There are several other significant recurring themes. Inexplicable cruelty, encapsulated in the way humans treat animals, may be the point that children will notice first. To be sure, both Ivan and Bob are sometimes pleasantly surprised by humans who are willing to save animals from danger. But more often they are not. Ivan wonders about a “cluttered, musty store” near his cage. “They sell an ashtray there. It is made from the hand of a gorilla.” Bob notes that gorillas and elephants have no natural predators. “So humans step in to fill the void.”
The absurdity of racial stereotypes arises often, and in this sense Ivan isn’t innocent. Chimps are ridiculous—there really is no excuse for them, he says. Deep down, however, he knows they are all part of the same primate family (as is little Julia). The differences are superficial. Bob explains it well. He would just as soon play with a Dalmatian with its spots, or a Shar-Pei with its wrinkles, as with any other dog. Why not? “Constantly seeing differences where none exist. All those things like skin color? Dogs could care less.”
Ivan and Bob notice that life is filled with ambiguities, like the one revealed by cowboy movies. “In a Western, you can tell who the good guys are and who the bad guys are, and the good guys always win,” Ivan observes. “Bob says Westerns are nothing like real life.”
Another recurring theme is forgiveness. This theme emerges most poignantly in a conversation between Bob and his sister, Boss. A fugitive of the streets, Boss bares her soul. “All I know is, I’ve done lots of bad stuff in my life, Bob.
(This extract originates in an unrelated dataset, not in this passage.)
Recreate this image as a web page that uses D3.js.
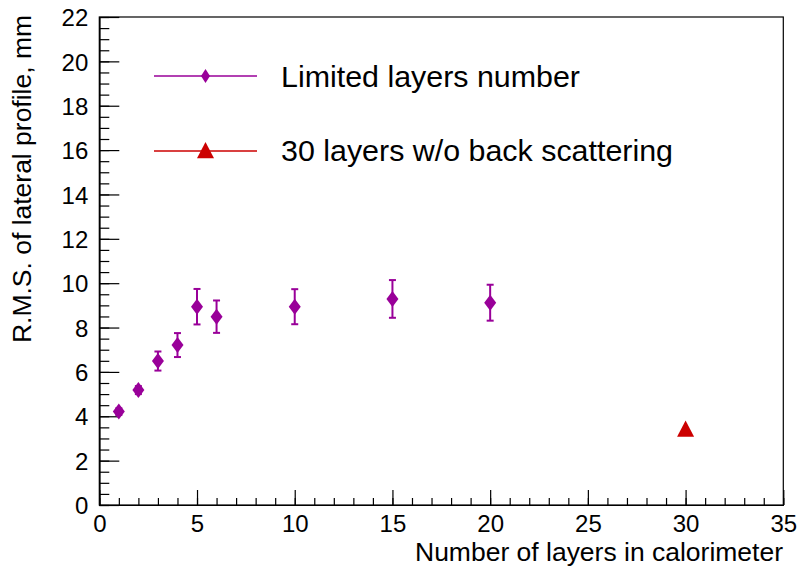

I’ve had to forgive myself plenty, just, you know, to get through the day. . . . And I figure if I’m going to forgive myself, I’d better be ready to cut everyone else some slack, too.”
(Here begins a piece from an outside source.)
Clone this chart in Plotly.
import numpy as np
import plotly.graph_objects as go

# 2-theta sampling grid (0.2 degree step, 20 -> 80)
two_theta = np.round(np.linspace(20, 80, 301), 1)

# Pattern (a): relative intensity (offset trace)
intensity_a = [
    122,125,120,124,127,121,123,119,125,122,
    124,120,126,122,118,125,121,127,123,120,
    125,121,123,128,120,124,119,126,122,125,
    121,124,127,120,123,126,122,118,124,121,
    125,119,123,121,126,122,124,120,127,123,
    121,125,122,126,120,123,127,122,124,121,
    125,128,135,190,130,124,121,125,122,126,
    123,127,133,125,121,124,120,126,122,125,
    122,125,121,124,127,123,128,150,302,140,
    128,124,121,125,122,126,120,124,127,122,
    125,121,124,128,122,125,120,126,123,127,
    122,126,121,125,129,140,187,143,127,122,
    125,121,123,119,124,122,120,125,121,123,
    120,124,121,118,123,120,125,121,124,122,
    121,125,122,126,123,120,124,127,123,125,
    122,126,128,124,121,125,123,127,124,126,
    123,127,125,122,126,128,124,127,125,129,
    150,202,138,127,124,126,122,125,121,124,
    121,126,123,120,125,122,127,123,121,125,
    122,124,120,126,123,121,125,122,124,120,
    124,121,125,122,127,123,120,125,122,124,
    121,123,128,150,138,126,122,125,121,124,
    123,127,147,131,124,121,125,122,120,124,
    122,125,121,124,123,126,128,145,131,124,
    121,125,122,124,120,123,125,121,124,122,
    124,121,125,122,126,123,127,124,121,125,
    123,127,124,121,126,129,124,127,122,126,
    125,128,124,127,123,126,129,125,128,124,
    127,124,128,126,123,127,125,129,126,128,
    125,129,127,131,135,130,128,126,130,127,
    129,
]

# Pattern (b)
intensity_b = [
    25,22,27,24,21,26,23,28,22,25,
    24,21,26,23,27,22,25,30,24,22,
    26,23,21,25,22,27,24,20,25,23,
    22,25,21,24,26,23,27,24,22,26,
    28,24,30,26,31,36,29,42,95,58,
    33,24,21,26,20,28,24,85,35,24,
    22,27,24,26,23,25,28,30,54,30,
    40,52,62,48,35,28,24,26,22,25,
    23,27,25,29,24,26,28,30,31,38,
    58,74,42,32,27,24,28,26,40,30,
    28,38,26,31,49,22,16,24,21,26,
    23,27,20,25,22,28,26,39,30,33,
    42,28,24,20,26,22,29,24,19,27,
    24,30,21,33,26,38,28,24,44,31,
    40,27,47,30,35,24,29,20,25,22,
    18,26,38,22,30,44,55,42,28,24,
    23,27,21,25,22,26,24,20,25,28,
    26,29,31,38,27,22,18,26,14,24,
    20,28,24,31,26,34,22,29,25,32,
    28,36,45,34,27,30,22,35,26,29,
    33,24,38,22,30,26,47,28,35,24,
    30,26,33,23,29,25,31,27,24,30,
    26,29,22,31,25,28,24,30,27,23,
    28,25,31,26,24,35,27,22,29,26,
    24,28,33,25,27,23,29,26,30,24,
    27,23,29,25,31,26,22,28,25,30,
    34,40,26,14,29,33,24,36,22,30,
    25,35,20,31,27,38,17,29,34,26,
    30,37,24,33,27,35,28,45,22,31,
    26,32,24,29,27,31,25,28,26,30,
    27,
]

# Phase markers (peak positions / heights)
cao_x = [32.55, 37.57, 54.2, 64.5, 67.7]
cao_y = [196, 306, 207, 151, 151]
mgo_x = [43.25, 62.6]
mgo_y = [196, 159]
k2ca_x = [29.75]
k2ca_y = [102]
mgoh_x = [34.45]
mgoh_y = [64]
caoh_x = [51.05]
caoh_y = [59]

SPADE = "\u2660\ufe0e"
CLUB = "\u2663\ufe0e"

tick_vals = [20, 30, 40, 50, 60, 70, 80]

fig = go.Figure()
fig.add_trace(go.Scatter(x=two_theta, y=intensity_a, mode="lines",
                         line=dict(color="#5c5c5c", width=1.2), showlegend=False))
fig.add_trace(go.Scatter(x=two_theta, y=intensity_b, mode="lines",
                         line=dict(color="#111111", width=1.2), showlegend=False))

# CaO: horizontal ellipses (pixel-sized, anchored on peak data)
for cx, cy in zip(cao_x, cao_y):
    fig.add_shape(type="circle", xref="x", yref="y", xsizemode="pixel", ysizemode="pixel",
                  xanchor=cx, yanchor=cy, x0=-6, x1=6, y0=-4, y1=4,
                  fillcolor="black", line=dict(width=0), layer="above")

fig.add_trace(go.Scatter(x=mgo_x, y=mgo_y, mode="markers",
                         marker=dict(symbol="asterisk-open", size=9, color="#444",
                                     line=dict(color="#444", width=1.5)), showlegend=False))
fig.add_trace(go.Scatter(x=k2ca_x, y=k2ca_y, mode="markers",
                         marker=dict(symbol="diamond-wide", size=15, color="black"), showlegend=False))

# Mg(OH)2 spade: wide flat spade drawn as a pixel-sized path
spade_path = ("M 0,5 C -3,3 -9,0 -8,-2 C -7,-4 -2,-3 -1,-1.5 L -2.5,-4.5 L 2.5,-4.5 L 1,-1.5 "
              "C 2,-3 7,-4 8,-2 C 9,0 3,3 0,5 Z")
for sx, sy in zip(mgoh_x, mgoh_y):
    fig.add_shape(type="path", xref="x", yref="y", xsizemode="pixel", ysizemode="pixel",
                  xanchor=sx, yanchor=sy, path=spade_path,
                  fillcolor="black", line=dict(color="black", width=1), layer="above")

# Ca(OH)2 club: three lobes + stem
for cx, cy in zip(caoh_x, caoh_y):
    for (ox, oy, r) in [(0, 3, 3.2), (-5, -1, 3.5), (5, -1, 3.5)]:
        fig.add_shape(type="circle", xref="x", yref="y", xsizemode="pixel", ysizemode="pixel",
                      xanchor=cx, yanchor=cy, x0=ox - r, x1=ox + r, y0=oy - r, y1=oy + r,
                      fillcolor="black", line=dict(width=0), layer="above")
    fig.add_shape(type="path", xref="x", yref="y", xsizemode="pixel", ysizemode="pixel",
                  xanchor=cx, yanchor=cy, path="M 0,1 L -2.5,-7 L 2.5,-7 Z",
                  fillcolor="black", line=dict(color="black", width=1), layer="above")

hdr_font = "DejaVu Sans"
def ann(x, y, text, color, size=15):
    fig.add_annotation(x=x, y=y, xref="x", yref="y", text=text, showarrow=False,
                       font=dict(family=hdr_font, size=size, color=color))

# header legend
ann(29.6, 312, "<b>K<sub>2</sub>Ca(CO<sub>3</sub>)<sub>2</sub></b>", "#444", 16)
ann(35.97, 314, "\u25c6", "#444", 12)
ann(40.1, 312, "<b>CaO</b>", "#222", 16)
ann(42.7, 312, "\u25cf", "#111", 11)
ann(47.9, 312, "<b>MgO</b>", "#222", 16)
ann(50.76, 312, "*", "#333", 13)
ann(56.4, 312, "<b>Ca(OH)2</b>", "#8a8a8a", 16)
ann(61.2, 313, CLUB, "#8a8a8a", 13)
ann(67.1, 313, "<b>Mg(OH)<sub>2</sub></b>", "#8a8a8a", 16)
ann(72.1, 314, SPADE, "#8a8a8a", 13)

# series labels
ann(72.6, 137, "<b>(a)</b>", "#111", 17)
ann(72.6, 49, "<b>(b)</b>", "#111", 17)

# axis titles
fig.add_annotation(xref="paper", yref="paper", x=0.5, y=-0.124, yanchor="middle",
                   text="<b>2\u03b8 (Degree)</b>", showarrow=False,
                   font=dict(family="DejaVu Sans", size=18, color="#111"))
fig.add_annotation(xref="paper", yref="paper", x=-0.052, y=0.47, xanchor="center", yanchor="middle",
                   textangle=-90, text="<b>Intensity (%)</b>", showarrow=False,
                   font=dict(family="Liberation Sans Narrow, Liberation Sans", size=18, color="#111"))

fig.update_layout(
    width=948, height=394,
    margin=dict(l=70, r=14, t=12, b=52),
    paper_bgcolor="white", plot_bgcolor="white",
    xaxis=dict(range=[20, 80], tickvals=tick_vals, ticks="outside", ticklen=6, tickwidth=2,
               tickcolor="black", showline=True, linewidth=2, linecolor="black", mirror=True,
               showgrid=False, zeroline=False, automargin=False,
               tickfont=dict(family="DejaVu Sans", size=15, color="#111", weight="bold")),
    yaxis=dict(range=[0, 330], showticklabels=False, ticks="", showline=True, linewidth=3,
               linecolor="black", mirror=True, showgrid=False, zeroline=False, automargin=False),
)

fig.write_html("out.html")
The sweetness of first love isn’t exactly a recurring theme, but when it appears it is so exquisite that many readers are likely to remember it. Ivan meets Kinyani at the zoo. “I admire her intact canines from afar,” he shyly admits. “She is faster than I am, spry and probably smarter, although I am twice her size and that, too, is important. She is terrifying. And beautiful, like a painting that moves.”
Figuring out how to win Kinyani’s affection isn’t easy. “Make eye contact. Show your form. Strut. Grunt. Throw a stick. Grunt some more. Make some moves.” Ivan concludes that “romance is hard work.” But the pain is worth the effort. After all, “is there anything sweeter than the touch of another as she pulls a dead bug from your fur?”
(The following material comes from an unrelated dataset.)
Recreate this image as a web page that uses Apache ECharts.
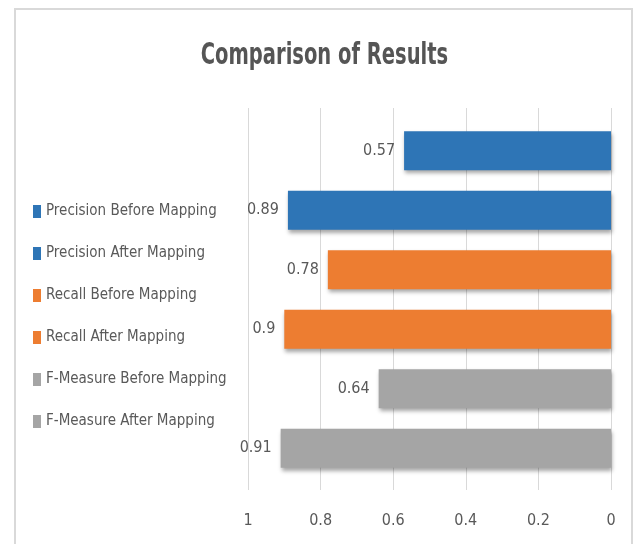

Applegate’s genius lies in her ability to use reversal as a lens for seeing the world in new and more truthful ways. We don’t expect an insect to be a dessert, or an intact canine tooth to be alluring, or a Dalmatian’s spot to be a stab of conscience. Even laugh-out-loud humor, which pops up everywhere, opens a pause, another twist of the lens.
But then readers of the Century should not be surprised by the transformative power of reversal, simply told, without ado. More than once, incongruities scooped from the soil of daily experience fell from the lips of a carpenter from Galilee.